DH only has skids EOWE. I should be able to handle that, right? So many other SMs have it much worse. I used to have it worse. Nonetheless, as the skid weekend approaches the anxiety and dread builds up, boils over, and then sometimes explodes in inappropriate settings (like during my precious skid free time with DH).

This weekend was no exception. I started feeling down and depressed around Wednesday. By Thursday I was mourning the quiet time I was about to lose. On Friday, I had to take anti-anxiety meds on the way home from work, i.e. my usual routine when skids are present.

The good:

Something wonderful has been happening lately and I think I have discovered the source of all of this dread and anxiety. It's SD. She isn't spending as much time with us anymore so it's becoming more and more apparent. She's not a bad kid but her very presence brings a dark hovering cloud of negative energy that affects EVERYONE, even her own brother.

Recently,SD decided that spending time with an invisible sky daddy on Sunday mornings is an acceptable alternative to spending time with her REAL dad. This was offensive and hurtful to DH but whatever, religion is deeply personal. Everyone has to make those kinds of decisions for themselves so he just keeps his feelings to himself and he lets her go. I commend him for letting her make her own choices in this matter. Her mom would never even think about extending the same level of respect if the situation were reversed and SD decided NOT to go to church anymore.

Since it's not fair for the rest of us to cater to her new schedule and give up the one and only day we get to sleep in, she is no longer spending the night on Saturday nights. Her decisions do come with consequences. That's life. So this means she is only with us for less than 24 hours Fri-Sat.

When she leaves the vibes in the house are so different it's almost tactile. Everything feels lighter. Moods change. DH relaxes. SS relaxes and goes back to being his usual carefree, lighthearted self rather than surly, withdrawn, and shy. I relax.

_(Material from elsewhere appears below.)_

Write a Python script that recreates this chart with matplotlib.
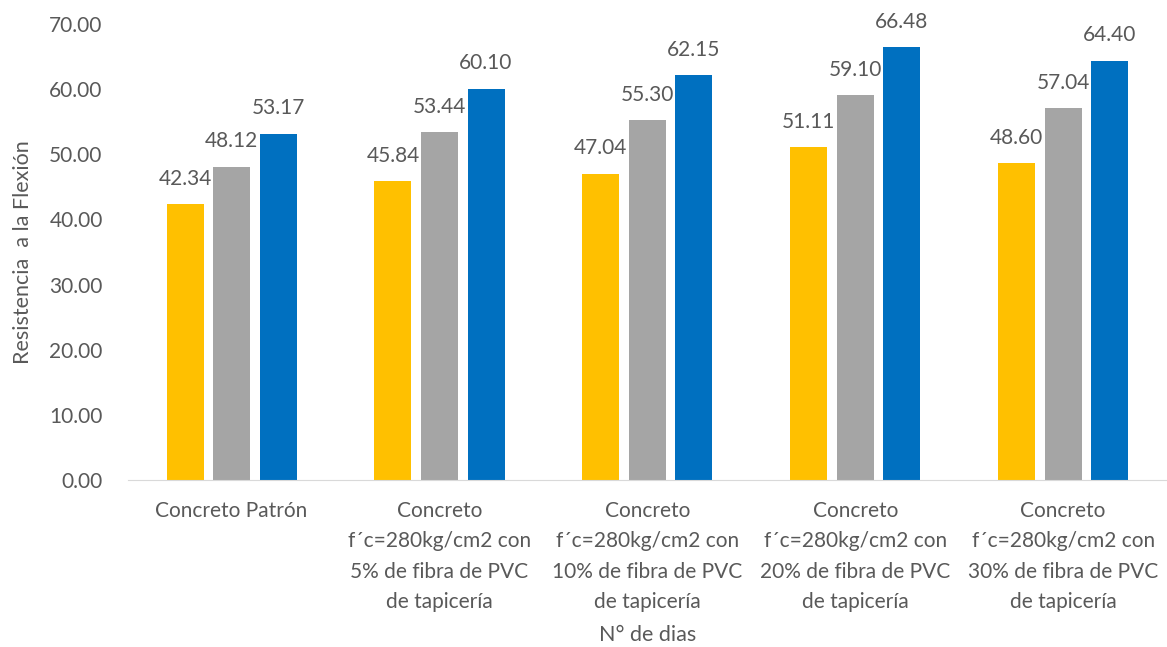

Would it be terrible for me to engineer a situation where SD doesn't feel welcome and wants to forgo visits altogether? }:) JK (kind of). I really want DH to maintain whatever kind of relationship he can have with her, but WOW. Just wow. It is SO nice when she isn't around the rest of us.

Comments

wth was I thinking's picture

It's amazing how one skid can alter the mood and feelings of everyone else around them. OSD is that force in my house. When it's just YSD, its actually pleasant!

Mercury's picture

I know, right?

I always felt like I was the one who needed to change my attitude, but it wasn't just me. Everyone was on edge.

Mercury's picture

We think it's more social than spiritual. All her friends are there. We suspect a boy is involved. Wink

Who knows if it's a phase or not. It very well could be permanent. We live in the south where Christianity is just presumed. My acquaintances don't have a clue that I'm not religious because it's such a part of life, just like breathing.

Harleygurl's picture

You described me perfectly. I dread when SS8 is in the house. He's so messed up that I don't even like interacting with him much because he is just soooooo weird!